Can I run a Docker container with CUDA 10 when host has CUDA 9?

JLuxton picture JLuxton · Jul 13, 2019 · Viewed 7.6k times · Source

Im deploying an application in a docker container that requires CUDA 10. This is necessary to run some of the underlying pytorch functionality that the application uses.

However, the host server is running docker ce 17, Nvidia-docker v 1.0 with CUDA version 9, and I will not be able to upgrade the host.

I’m under the impression that I’m handcuffed to the v1 nvidia docker runtime and CUDA version available on the host.

Is there a way to run CUDA 10 on the container so I can leverage the functionality of this toolkit?

Answer

Robert Crovella picture Robert Crovella · Jul 14, 2019

In the general case, any specific CUDA version will require a minimum GPU driver version. That is covered in places like here and here (table 1). So to use CUDA 9.0 you would need at least a GPU driver version that supports CUDA 9.0, such as a R384 driver. To use CUDA 10.0 you would need at least a GPU driver version that supports CUDA 10.0, such as a R410 driver.

The usage of containers doesn't fundamentally change this. If you want to use a container that has CUDA 10 code in it, your base machine needs a driver that supports CUDA 10.

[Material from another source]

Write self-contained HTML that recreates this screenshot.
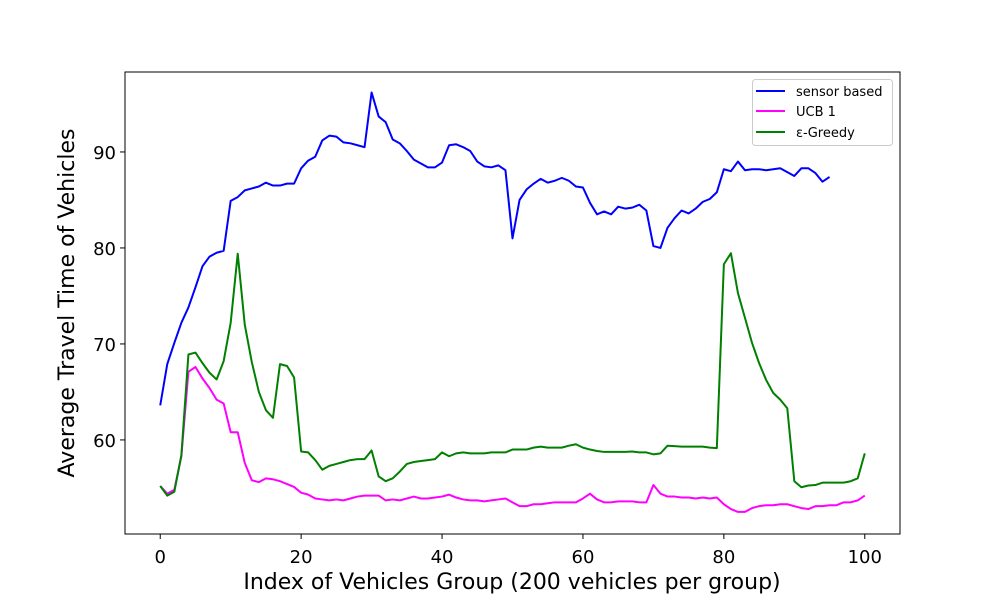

NVIDIA did start publishing compatibility libraries that allow modifications to the above statements. These compatibility libraries are available but not installed by default with a CUDA toolkit install. These compatibility libraries only work in certain cases, and they have certain requirements to be usable. The compatibility libraries are documented here.

One of the specific requirements for use of these compatibility libraries is that the GPU(s) in use must be Tesla-brand GPUs. GeForce, Quadro, Jetson, and Titan family GPUs are not supported by these compatibility libraries.

Furthermore, the libraries only work with certain combination of CUDA toolkit versions, and GPU driver versions installed on the base machine. This "compatibility matrix" is documented here (Table 3). Only the specific combinations of CUDA toolkit versions with installed driver versions will be usable for compatibility. To pick one example, if you wish to use CUDA 10.0, and your base machine has a Tesla GPU with a R396 driver installed, there is no compatibility support. In the same setup, however, if you wish to use CUDA 10.1, there is compatibility support for that.

If you have satisfied the requirements for compatibility usage, then the remaining step would be to install the compatibility libraries (or build your container from a base container that has the compatibility libraries already installed).

For a package manager CUDA install method, the method to install the compatibility libraries is simple (example on Ubuntu, installing the CUDA 10.1 compatibility to match CUDA 10.1 toolkit install):

sudo apt-get install cuda-compat-10.1

Make sure to match the version to the CUDA toolkit version that you are using (that you installed with the package manager method, or that was already installed in your container).

This compatibility "path" only began in the CUDA 9.0 timeframe. Systems that are equipped with drivers that predate CUDA 9.0 will not be usable in any way for this compatibility path. There are also various functional limitations and restrictions, which are covered in the documentation.

When this "compatibility path" is correctly installed and in use, the overall system configuration can "appear" to be violating the rules indicated at the top of this answer. For example a CUDA 10.1 application could possibly be running on a machine that had only a R396 driver installed.

For the specific question in view here, OP eventually indicated that the base machine had a Quadro GPU, so this "compatibility path" does not apply, and the only way to run e.g. a CUDA 10.0 container would be if a CUDA 10.0-capable driver is installed in the base machine, e.g. R410 or later driver.